PCPC’s Alex Kowcz, named chief scientist in December 2017, suggests in a July 3 statement that the law derives from “mistaken beliefs,” as “credible” environmental experts agree that coral bleaching is largely caused by climate change, overfishing and sewage runoff – not by sunscreens.
From the trade group’s perspective, Hawaii has reacted rashly to “inadequate scientific studies that do not meet the required quality controls used by regulatory bodies worldwide in making legislative and public health decisions,” according to Kowcz.
As a result, the “well-intentioned but misguided changes in policy may yield little to no environmental benefit” while limiting consumer choice and potentially putting sun-loving Hawaiians at risk.

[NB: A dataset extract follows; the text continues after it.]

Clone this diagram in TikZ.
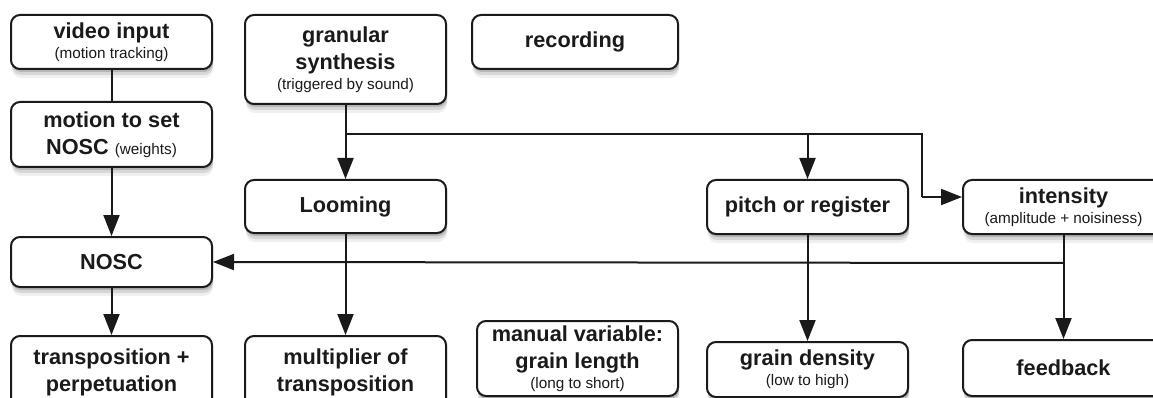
\documentclass[tikz,border=0pt]{standalone}
\usepackage{fontspec}
\setmainfont{Liberation Sans}
\usetikzlibrary{arrows.meta,shadows}
\definecolor{ink}{HTML}{1A1A1A}
\newcommand{\sm}{\fontsize{15.3}{18}\selectfont\mdseries}
\tikzset{
  box/.style={draw=ink, line width=2pt, rounded corners=9pt, fill=white,
    minimum width=201pt, inner sep=2pt, align=center, text=ink,
    font=\fontsize{21.7}{27}\selectfont\bfseries,
    general shadow={shadow yshift=-3pt, shadow xshift=1pt, fill=black, opacity=0.15},
    general shadow={shadow yshift=-6pt, shadow xshift=1pt, fill=black, opacity=0.10},
    general shadow={shadow yshift=-9pt, shadow xshift=1pt, fill=black, opacity=0.06}},
  conn/.style={draw=ink, line width=2pt},
  arr/.style={conn, -{Triangle[length=21pt, width=16pt]}}
}
\begin{document}
\begin{tikzpicture}[x=1pt, y=-1pt]
\useasboundingbox (0,0) rectangle (1153,398);
\clip (0,0) rectangle (1153,398);
\fill[white] (0,0) rectangle (1153,398);
% nodes
\node[box, minimum height=54pt] (vid) at (111.5,42) {video input\\[-7pt]{\sm (motion tracking)}};
\node[box, minimum height=65pt] (mot) at (111.5,134.5) {motion to set\\NOSC {\sm (weights)}};
\node[box, minimum height=89pt] (gran) at (345.5,59.5) {granular\\synthesis\\[-7pt]{\sm (triggered by sound)}};
\node[box, minimum height=54pt, minimum width=206pt] (rec) at (575,42) {recording};
\node[box, minimum height=53pt] (loom) at (345.5,206.5) {Looming};
\node[box, minimum height=54pt] (pitch) at (807.5,207) {pitch or register};
\node[box, minimum height=54pt] (inten) at (1063.5,207) {intensity\\[-7pt]{\sm (amplitude + noisiness)}};
\node[box, minimum height=50pt] (nosc) at (111.5,262) {NOSC};
\node[box, minimum height=72pt] (trans) at (111.5,372) {transposition +\\perpetuation};
\node[box, minimum height=72pt] (mult) at (345.5,372) {multiplier of\\transposition};
\node[box, minimum height=75pt] (man) at (577.5,358.5) {manual variable:\\grain length\\[-7pt]{\sm (long to short)}};
\node[box, minimum height=55pt] (dens) at (807.5,369.5) {grain density\\[-7pt]{\sm (low to high)}};
\node[box, minimum height=56pt] (feed) at (1063.5,368) {feedback};
% junctions
\coordinate (j1) at (345.5,134);
\coordinate (j2) at (922,134);
\coordinate (j3) at (922,197);
\coordinate (j4) at (1063.5,263);
% connectors
\draw[conn] (vid) -- (mot);
\draw[arr] (mot) -- (nosc);
\draw[arr] (gran) -- (loom);
\draw[conn] (j1) -- (j2) -- (j3);
\draw[arr] (j3) -- (j3 -| inten.west);
\draw[arr] (pitch.north |- j1) -- (pitch.north);
\draw[arr] (inten) -- (feed);
\draw[arr] (j4) -- (nosc.east);
\draw[arr] (loom) -- (mult);
\draw[arr] (pitch) -- (dens);
\draw[arr] (nosc) -- (trans);
\end{tikzpicture}
\end{document}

While the measure does not impact makeup products containing the targeted UV filters and leaves some nebulous room for oxybenzone- or octinoxate-based sunscreens prescribed by healthcare providers, it likely will lead to reformulations en masse.
Even if Hawaii weren’t an important-enough market for sunscreen manufacturers on its own, its ban could inspire similar measures elsewhere in the US, or even at the federal level. Rep. Tulsi Gabbard, D-HI, said in a tweet that she is working on legislation to make the ban national.
She is the daughter of Rep. Mike Gabbard, who sponsored Hawaii's SB 2571.
Reportedly, the island of Bonaire, a Dutch municipality in the Caribbean, has already taken a cue from Hawaii, enacting its own ban on the sale of oxybenzone- and octinoxate-containing sunscreens, also effective Jan, 1, 2021.